(INSTRUCTION)
Write out exactly the lines from the start of the entries through the one that contains "(fork) -| (br);", including both.

(GIVEN ENTRIES)
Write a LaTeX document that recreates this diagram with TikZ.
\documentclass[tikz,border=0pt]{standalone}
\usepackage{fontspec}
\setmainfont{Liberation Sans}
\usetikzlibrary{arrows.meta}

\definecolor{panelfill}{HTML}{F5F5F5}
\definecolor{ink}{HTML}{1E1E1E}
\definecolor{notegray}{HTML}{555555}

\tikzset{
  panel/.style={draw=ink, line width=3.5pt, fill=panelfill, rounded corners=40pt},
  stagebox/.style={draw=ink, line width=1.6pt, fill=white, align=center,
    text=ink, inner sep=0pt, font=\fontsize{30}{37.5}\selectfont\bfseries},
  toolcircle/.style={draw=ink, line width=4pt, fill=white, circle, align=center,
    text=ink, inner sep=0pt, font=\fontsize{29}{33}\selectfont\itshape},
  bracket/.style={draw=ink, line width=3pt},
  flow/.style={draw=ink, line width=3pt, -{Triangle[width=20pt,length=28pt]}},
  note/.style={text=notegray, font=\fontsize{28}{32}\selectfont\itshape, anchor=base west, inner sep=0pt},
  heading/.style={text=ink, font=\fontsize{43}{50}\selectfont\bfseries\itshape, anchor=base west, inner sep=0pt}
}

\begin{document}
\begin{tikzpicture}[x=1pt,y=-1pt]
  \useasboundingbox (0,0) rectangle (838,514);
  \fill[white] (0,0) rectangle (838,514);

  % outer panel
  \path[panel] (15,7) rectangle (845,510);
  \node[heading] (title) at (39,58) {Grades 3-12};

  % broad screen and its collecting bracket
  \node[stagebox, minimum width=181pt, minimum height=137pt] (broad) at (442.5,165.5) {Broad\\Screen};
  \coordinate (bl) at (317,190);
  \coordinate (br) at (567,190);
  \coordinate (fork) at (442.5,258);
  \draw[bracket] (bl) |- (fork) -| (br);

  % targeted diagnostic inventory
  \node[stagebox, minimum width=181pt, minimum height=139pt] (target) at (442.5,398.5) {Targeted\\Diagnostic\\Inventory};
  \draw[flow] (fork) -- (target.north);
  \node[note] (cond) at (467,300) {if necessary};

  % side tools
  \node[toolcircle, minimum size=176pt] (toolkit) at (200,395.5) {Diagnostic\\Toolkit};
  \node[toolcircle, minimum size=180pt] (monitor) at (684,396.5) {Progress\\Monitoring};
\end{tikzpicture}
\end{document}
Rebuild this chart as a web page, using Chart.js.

(FINISHED ANSWER)
Write a LaTeX document that recreates this diagram with TikZ.
\documentclass[tikz,border=0pt]{standalone}
\usepackage{fontspec}
\setmainfont{Liberation Sans}
\usetikzlibrary{arrows.meta}

\definecolor{panelfill}{HTML}{F5F5F5}
\definecolor{ink}{HTML}{1E1E1E}
\definecolor{notegray}{HTML}{555555}

\tikzset{
  panel/.style={draw=ink, line width=3.5pt, fill=panelfill, rounded corners=40pt},
  stagebox/.style={draw=ink, line width=1.6pt, fill=white, align=center,
    text=ink, inner sep=0pt, font=\fontsize{30}{37.5}\selectfont\bfseries},
  toolcircle/.style={draw=ink, line width=4pt, fill=white, circle, align=center,
    text=ink, inner sep=0pt, font=\fontsize{29}{33}\selectfont\itshape},
  bracket/.style={draw=ink, line width=3pt},
  flow/.style={draw=ink, line width=3pt, -{Triangle[width=20pt,length=28pt]}},
  note/.style={text=notegray, font=\fontsize{28}{32}\selectfont\itshape, anchor=base west, inner sep=0pt},
  heading/.style={text=ink, font=\fontsize{43}{50}\selectfont\bfseries\itshape, anchor=base west, inner sep=0pt}
}

\begin{document}
\begin{tikzpicture}[x=1pt,y=-1pt]
  \useasboundingbox (0,0) rectangle (838,514);
  \fill[white] (0,0) rectangle (838,514);

  % outer panel
  \path[panel] (15,7) rectangle (845,510);
  \node[heading] (title) at (39,58) {Grades 3-12};

  % broad screen and its collecting bracket
  \node[stagebox, minimum width=181pt, minimum height=137pt] (broad) at (442.5,165.5) {Broad\\Screen};
  \coordinate (bl) at (317,190);
  \coordinate (br) at (567,190);
  \coordinate (fork) at (442.5,258);
  \draw[bracket] (bl) |- (fork) -| (br);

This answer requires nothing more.